Recorded data »
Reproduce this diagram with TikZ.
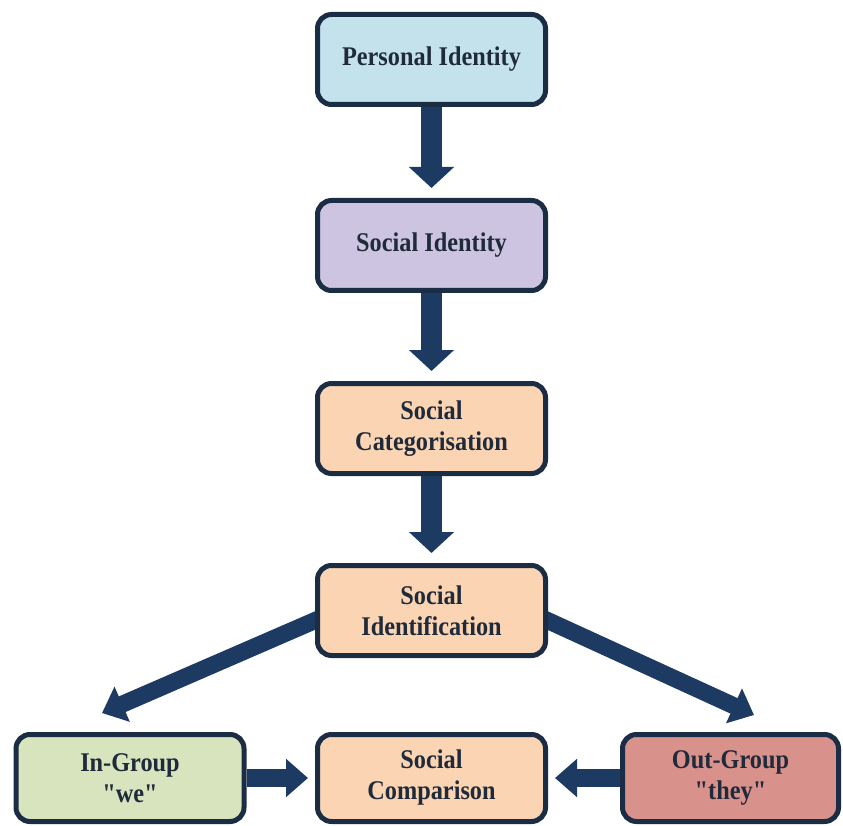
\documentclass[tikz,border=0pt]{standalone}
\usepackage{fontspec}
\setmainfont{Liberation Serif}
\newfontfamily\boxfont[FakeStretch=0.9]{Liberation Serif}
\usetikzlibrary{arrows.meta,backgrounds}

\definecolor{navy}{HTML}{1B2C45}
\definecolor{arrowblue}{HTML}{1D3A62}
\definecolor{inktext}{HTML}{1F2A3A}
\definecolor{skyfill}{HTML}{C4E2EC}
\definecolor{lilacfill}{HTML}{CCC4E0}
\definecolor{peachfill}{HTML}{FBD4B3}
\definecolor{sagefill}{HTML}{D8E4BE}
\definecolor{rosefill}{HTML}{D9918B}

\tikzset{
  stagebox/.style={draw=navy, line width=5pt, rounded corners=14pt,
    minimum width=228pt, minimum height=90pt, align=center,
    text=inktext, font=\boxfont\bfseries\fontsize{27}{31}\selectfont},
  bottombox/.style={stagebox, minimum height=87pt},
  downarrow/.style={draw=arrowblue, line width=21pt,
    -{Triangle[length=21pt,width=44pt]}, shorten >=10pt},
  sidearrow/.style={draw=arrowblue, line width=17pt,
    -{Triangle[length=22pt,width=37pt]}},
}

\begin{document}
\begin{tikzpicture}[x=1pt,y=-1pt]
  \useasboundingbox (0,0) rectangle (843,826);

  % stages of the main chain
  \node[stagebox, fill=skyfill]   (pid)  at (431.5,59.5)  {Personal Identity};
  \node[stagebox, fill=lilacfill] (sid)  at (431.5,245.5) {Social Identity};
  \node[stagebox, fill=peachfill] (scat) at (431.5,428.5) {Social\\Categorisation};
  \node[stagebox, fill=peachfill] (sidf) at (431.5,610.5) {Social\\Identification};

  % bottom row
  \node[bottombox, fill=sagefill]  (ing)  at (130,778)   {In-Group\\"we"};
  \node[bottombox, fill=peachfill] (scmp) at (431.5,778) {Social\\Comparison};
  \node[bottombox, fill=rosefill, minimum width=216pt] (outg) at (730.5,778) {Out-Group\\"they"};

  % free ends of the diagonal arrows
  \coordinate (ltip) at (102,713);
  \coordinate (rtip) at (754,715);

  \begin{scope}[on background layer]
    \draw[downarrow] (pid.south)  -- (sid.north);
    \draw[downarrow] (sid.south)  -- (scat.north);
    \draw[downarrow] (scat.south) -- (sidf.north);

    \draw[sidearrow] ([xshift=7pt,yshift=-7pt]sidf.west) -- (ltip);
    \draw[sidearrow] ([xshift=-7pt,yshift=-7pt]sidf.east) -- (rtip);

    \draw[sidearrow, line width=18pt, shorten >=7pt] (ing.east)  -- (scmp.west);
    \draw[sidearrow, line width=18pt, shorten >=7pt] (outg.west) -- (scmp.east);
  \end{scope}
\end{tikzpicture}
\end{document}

Exercise details » Quote the data exactly, leaving every image out of the copy.

Exercise solution »
Reproduce this diagram with TikZ.
\documentclass[tikz,border=0pt]{standalone}
\usepackage{fontspec}
\setmainfont{Liberation Serif}
\newfontfamily\boxfont[FakeStretch=0.9]{Liberation Serif}
\usetikzlibrary{arrows.meta,backgrounds}

\definecolor{navy}{HTML}{1B2C45}
\definecolor{arrowblue}{HTML}{1D3A62}
\definecolor{inktext}{HTML}{1F2A3A}
\definecolor{skyfill}{HTML}{C4E2EC}
\definecolor{lilacfill}{HTML}{CCC4E0}
\definecolor{peachfill}{HTML}{FBD4B3}
\definecolor{sagefill}{HTML}{D8E4BE}
\definecolor{rosefill}{HTML}{D9918B}

\tikzset{
  stagebox/.style={draw=navy, line width=5pt, rounded corners=14pt,
    minimum width=228pt, minimum height=90pt, align=center,
    text=inktext, font=\boxfont\bfseries\fontsize{27}{31}\selectfont},
  bottombox/.style={stagebox, minimum height=87pt},
  downarrow/.style={draw=arrowblue, line width=21pt,
    -{Triangle[length=21pt,width=44pt]}, shorten >=10pt},
  sidearrow/.style={draw=arrowblue, line width=17pt,
    -{Triangle[length=22pt,width=37pt]}},
}

\begin{document}
\begin{tikzpicture}[x=1pt,y=-1pt]
  \useasboundingbox (0,0) rectangle (843,826);

  % stages of the main chain
  \node[stagebox, fill=skyfill]   (pid)  at (431.5,59.5)  {Personal Identity};
  \node[stagebox, fill=lilacfill] (sid)  at (431.5,245.5) {Social Identity};
  \node[stagebox, fill=peachfill] (scat) at (431.5,428.5) {Social\\Categorisation};
  \node[stagebox, fill=peachfill] (sidf) at (431.5,610.5) {Social\\Identification};

  % bottom row
  \node[bottombox, fill=sagefill]  (ing)  at (130,778)   {In-Group\\"we"};
  \node[bottombox, fill=peachfill] (scmp) at (431.5,778) {Social\\Comparison};
  \node[bottombox, fill=rosefill, minimum width=216pt] (outg) at (730.5,778) {Out-Group\\"they"};

  % free ends of the diagonal arrows
  \coordinate (ltip) at (102,713);
  \coordinate (rtip) at (754,715);

  \begin{scope}[on background layer]
    \draw[downarrow] (pid.south)  -- (sid.north);
    \draw[downarrow] (sid.south)  -- (scat.north);
    \draw[downarrow] (scat.south) -- (sidf.north);

    \draw[sidearrow] ([xshift=7pt,yshift=-7pt]sidf.west) -- (ltip);
    \draw[sidearrow] ([xshift=-7pt,yshift=-7pt]sidf.east) -- (rtip);

    \draw[sidearrow, line width=18pt, shorten >=7pt] (ing.east)  -- (scmp.west);
    \draw[sidearrow, line width=18pt, shorten >=7pt] (outg.west) -- (scmp.east);
  \end{scope}
\end{tikzpicture}
\end{document}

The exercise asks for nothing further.